• WHAT YOU WILL DO: Every line below should be copied exactly; drop the pictures.

• SOURCE EXCERPT:
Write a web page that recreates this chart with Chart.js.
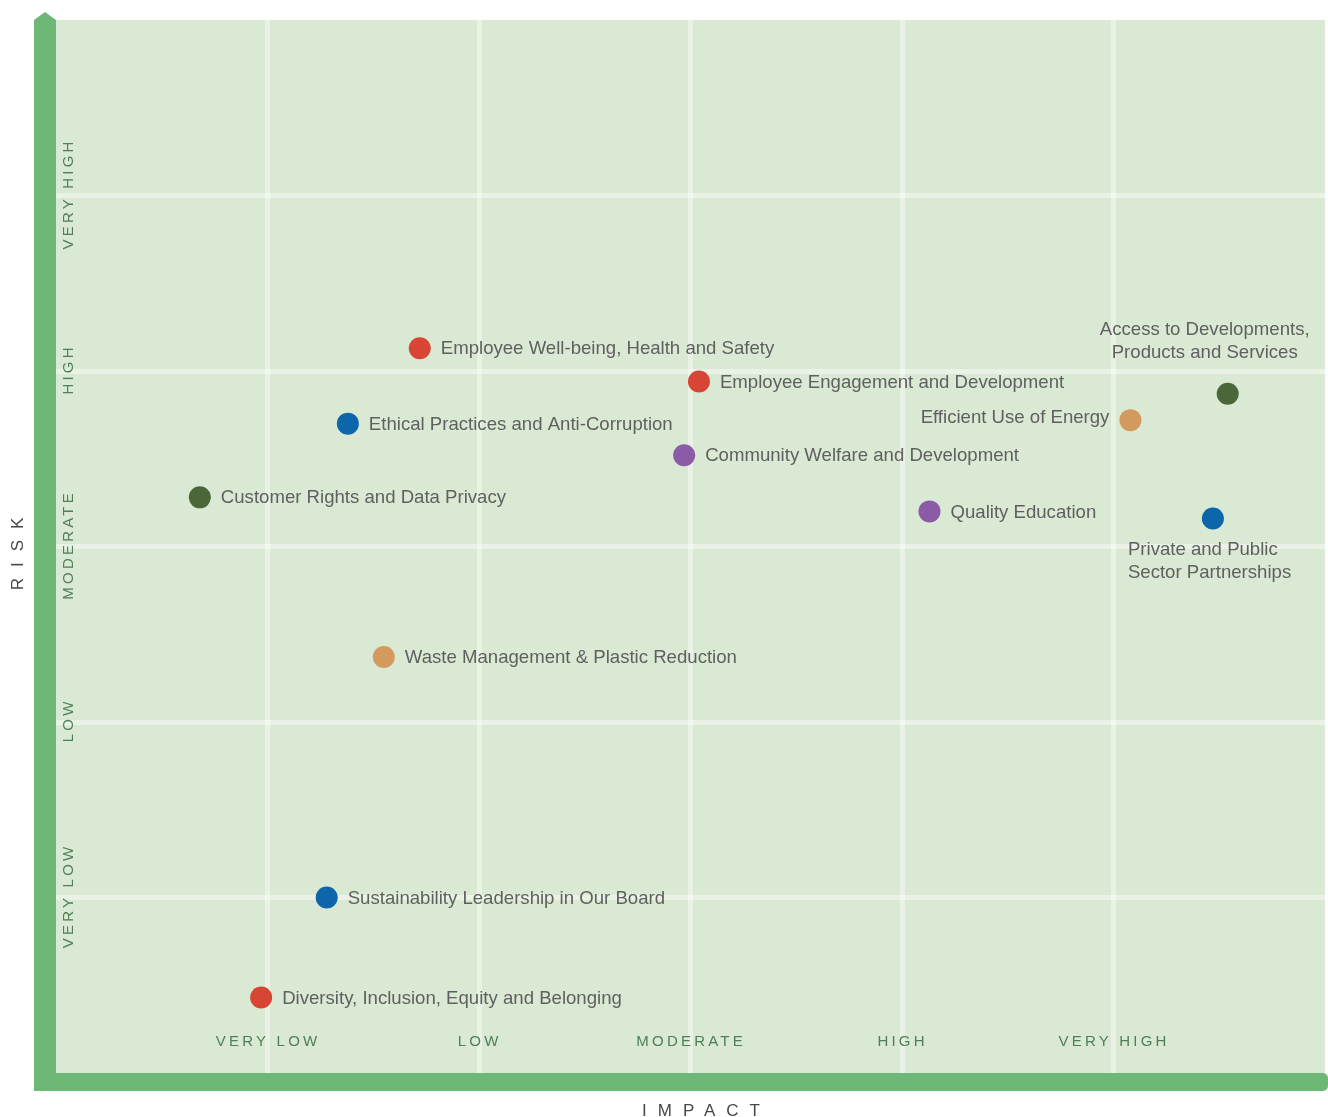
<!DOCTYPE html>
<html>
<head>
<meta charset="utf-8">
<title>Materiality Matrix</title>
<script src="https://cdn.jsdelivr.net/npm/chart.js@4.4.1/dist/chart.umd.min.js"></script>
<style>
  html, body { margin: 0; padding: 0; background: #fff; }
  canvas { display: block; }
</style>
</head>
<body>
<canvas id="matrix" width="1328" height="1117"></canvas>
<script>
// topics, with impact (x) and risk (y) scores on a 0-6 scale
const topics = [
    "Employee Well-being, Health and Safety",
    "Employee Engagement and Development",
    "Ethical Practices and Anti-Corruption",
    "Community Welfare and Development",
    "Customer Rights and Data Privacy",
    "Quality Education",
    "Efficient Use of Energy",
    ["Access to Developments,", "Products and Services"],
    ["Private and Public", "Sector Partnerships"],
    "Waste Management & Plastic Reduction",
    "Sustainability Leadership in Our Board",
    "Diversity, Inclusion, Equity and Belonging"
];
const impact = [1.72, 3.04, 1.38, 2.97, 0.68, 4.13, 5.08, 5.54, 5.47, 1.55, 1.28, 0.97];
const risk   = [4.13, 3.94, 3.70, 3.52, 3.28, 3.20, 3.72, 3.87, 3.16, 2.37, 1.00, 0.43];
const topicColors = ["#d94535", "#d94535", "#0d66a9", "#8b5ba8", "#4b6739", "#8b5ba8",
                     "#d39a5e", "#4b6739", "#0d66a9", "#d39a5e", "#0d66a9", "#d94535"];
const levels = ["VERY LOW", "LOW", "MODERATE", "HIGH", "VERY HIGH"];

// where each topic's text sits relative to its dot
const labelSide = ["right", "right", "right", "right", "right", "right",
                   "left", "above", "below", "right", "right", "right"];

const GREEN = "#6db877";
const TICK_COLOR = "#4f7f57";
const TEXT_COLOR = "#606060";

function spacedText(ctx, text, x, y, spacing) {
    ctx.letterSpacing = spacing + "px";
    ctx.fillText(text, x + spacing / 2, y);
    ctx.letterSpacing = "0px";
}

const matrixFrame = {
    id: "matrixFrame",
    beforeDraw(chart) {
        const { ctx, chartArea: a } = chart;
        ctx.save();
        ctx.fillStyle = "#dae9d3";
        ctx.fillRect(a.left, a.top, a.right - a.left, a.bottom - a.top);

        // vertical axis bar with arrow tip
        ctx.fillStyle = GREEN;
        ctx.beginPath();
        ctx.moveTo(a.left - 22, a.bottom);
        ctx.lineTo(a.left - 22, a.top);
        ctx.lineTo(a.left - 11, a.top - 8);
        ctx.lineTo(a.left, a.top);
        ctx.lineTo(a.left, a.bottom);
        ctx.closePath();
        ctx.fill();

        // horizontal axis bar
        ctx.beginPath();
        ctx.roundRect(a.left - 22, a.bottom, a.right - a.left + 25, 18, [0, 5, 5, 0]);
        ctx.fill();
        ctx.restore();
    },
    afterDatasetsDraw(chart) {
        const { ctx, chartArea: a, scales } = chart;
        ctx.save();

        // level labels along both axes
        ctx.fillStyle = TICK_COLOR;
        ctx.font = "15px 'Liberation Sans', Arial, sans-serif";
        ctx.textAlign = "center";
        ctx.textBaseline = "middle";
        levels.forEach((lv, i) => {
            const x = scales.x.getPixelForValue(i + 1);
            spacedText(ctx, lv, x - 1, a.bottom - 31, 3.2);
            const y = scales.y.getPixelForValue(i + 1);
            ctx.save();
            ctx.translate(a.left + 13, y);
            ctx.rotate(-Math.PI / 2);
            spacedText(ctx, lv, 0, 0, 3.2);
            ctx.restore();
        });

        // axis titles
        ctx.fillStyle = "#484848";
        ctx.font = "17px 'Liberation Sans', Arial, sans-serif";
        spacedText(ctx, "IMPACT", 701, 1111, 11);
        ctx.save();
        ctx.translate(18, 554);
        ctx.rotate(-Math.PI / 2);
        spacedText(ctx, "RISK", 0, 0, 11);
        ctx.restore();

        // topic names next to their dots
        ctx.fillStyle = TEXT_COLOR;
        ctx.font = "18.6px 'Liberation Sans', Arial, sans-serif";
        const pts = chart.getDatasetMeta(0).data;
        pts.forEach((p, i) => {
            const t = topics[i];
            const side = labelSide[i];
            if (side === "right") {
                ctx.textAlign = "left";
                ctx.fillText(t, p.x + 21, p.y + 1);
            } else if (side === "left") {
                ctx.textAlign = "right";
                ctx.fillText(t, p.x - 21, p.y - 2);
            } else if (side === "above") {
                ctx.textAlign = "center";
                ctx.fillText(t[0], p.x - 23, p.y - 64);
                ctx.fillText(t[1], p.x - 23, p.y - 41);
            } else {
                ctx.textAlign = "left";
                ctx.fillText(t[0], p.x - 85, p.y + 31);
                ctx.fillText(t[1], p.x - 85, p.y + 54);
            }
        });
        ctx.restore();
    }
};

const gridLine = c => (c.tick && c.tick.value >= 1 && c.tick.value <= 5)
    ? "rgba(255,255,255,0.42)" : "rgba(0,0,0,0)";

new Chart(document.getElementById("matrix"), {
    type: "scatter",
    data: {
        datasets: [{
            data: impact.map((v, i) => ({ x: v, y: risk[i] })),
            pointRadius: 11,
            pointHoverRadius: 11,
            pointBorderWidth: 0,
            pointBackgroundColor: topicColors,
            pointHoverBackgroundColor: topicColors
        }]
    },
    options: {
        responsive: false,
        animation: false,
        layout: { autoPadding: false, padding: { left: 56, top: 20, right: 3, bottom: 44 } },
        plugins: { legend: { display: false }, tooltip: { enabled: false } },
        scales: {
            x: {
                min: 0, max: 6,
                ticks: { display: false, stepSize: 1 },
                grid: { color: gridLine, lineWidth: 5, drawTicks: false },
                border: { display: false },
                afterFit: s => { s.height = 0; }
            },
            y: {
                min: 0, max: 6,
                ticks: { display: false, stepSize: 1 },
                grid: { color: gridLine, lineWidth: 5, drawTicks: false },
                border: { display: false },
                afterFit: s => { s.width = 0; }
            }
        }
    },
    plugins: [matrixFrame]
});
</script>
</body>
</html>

• RESULT:
Write a web page that recreates this chart with Chart.js.
<!DOCTYPE html>
<html>
<head>
<meta charset="utf-8">
<title>Materiality Matrix</title>
<script src="https://cdn.jsdelivr.net/npm/chart.js@4.4.1/dist/chart.umd.min.js"></script>
<style>
  html, body { margin: 0; padding: 0; background: #fff; }
  canvas { display: block; }
</style>
</head>
<body>
<canvas id="matrix" width="1328" height="1117"></canvas>
<script>
// topics, with impact (x) and risk (y) scores on a 0-6 scale
const topics = [
    "Employee Well-being, Health and Safety",
    "Employee Engagement and Development",
    "Ethical Practices and Anti-Corruption",
    "Community Welfare and Development",
    "Customer Rights and Data Privacy",
    "Quality Education",
    "Efficient Use of Energy",
    ["Access to Developments,", "Products and Services"],
    ["Private and Public", "Sector Partnerships"],
    "Waste Management & Plastic Reduction",
    "Sustainability Leadership in Our Board",
    "Diversity, Inclusion, Equity and Belonging"
];
const impact = [1.72, 3.04, 1.38, 2.97, 0.68, 4.13, 5.08, 5.54, 5.47, 1.55, 1.28, 0.97];
const risk   = [4.13, 3.94, 3.70, 3.52, 3.28, 3.20, 3.72, 3.87, 3.16, 2.37, 1.00, 0.43];
const topicColors = ["#d94535", "#d94535", "#0d66a9", "#8b5ba8", "#4b6739", "#8b5ba8",
                     "#d39a5e", "#4b6739", "#0d66a9", "#d39a5e", "#0d66a9", "#d94535"];
const levels = ["VERY LOW", "LOW", "MODERATE", "HIGH", "VERY HIGH"];

// where each topic's text sits relative to its dot
const labelSide = ["right", "right", "right", "right", "right", "right",
                   "left", "above", "below", "right", "right", "right"];

const GREEN = "#6db877";
const TICK_COLOR = "#4f7f57";
const TEXT_COLOR = "#606060";

function spacedText(ctx, text, x, y, spacing) {
    ctx.letterSpacing = spacing + "px";
    ctx.fillText(text, x + spacing / 2, y);
    ctx.letterSpacing = "0px";
}

const matrixFrame = {
    id: "matrixFrame",
    beforeDraw(chart) {
        const { ctx, chartArea: a } = chart;
        ctx.save();
        ctx.fillStyle = "#dae9d3";
        ctx.fillRect(a.left, a.top, a.right - a.left, a.bottom - a.top);

        // vertical axis bar with arrow tip
        ctx.fillStyle = GREEN;
        ctx.beginPath();
        ctx.moveTo(a.left - 22, a.bottom);
        ctx.lineTo(a.left - 22, a.top);
        ctx.lineTo(a.left - 11, a.top - 8);
        ctx.lineTo(a.left, a.top);
        ctx.lineTo(a.left, a.bottom);
        ctx.closePath();
        ctx.fill();

        // horizontal axis bar
        ctx.beginPath();
        ctx.roundRect(a.left - 22, a.bottom, a.right - a.left + 25, 18, [0, 5, 5, 0]);
        ctx.fill();
        ctx.restore();
    },
    afterDatasetsDraw(chart) {
        const { ctx, chartArea: a, scales } = chart;
        ctx.save();

        // level labels along both axes
        ctx.fillStyle = TICK_COLOR;
        ctx.font = "15px 'Liberation Sans', Arial, sans-serif";
        ctx.textAlign = "center";
        ctx.textBaseline = "middle";
        levels.forEach((lv, i) => {
            const x = scales.x.getPixelForValue(i + 1);
            spacedText(ctx, lv, x - 1, a.bottom - 31, 3.2);
            const y = scales.y.getPixelForValue(i + 1);
            ctx.save();
            ctx.translate(a.left + 13, y);
            ctx.rotate(-Math.PI / 2);
            spacedText(ctx, lv, 0, 0, 3.2);
            ctx.restore();
        });

        // axis titles
        ctx.fillStyle = "#484848";
        ctx.font = "17px 'Liberation Sans', Arial, sans-serif";
        spacedText(ctx, "IMPACT", 701, 1111, 11);
        ctx.save();
        ctx.translate(18, 554);
        ctx.rotate(-Math.PI / 2);
        spacedText(ctx, "RISK", 0, 0, 11);
        ctx.restore();

        // topic names next to their dots
        ctx.fillStyle = TEXT_COLOR;
        ctx.font = "18.6px 'Liberation Sans', Arial, sans-serif";
        const pts = chart.getDatasetMeta(0).data;
        pts.forEach((p, i) => {
            const t = topics[i];
            const side = labelSide[i];
            if (side === "right") {
                ctx.textAlign = "left";
                ctx.fillText(t, p.x + 21, p.y + 1);
            } else if (side === "left") {
                ctx.textAlign = "right";
                ctx.fillText(t, p.x - 21, p.y - 2);
            } else if (side === "above") {
                ctx.textAlign = "center";
                ctx.fillText(t[0], p.x - 23, p.y - 64);
                ctx.fillText(t[1], p.x - 23, p.y - 41);
            } else {
                ctx.textAlign = "left";
                ctx.fillText(t[0], p.x - 85, p.y + 31);
                ctx.fillText(t[1], p.x - 85, p.y + 54);
            }
        });
        ctx.restore();
    }
};

const gridLine = c => (c.tick && c.tick.value >= 1 && c.tick.value <= 5)
    ? "rgba(255,255,255,0.42)" : "rgba(0,0,0,0)";

new Chart(document.getElementById("matrix"), {
    type: "scatter",
    data: {
        datasets: [{
            data: impact.map((v, i) => ({ x: v, y: risk[i] })),
            pointRadius: 11,
            pointHoverRadius: 11,
            pointBorderWidth: 0,
            pointBackgroundColor: topicColors,
            pointHoverBackgroundColor: topicColors
        }]
    },
    options: {
        responsive: false,
        animation: false,
        layout: { autoPadding: false, padding: { left: 56, top: 20, right: 3, bottom: 44 } },
        plugins: { legend: { display: false }, tooltip: { enabled: false } },
        scales: {
            x: {
                min: 0, max: 6,
                ticks: { display: false, stepSize: 1 },
                grid: { color: gridLine, lineWidth: 5, drawTicks: false },
                border: { display: false },
                afterFit: s => { s.height = 0; }
            },
            y: {
                min: 0, max: 6,
                ticks: { display: false, stepSize: 1 },
                grid: { color: gridLine, lineWidth: 5, drawTicks: false },
                border: { display: false },
                afterFit: s => { s.width = 0; }
            }
        }
    },
    plugins: [matrixFrame]
});
</script>
</body>
</html>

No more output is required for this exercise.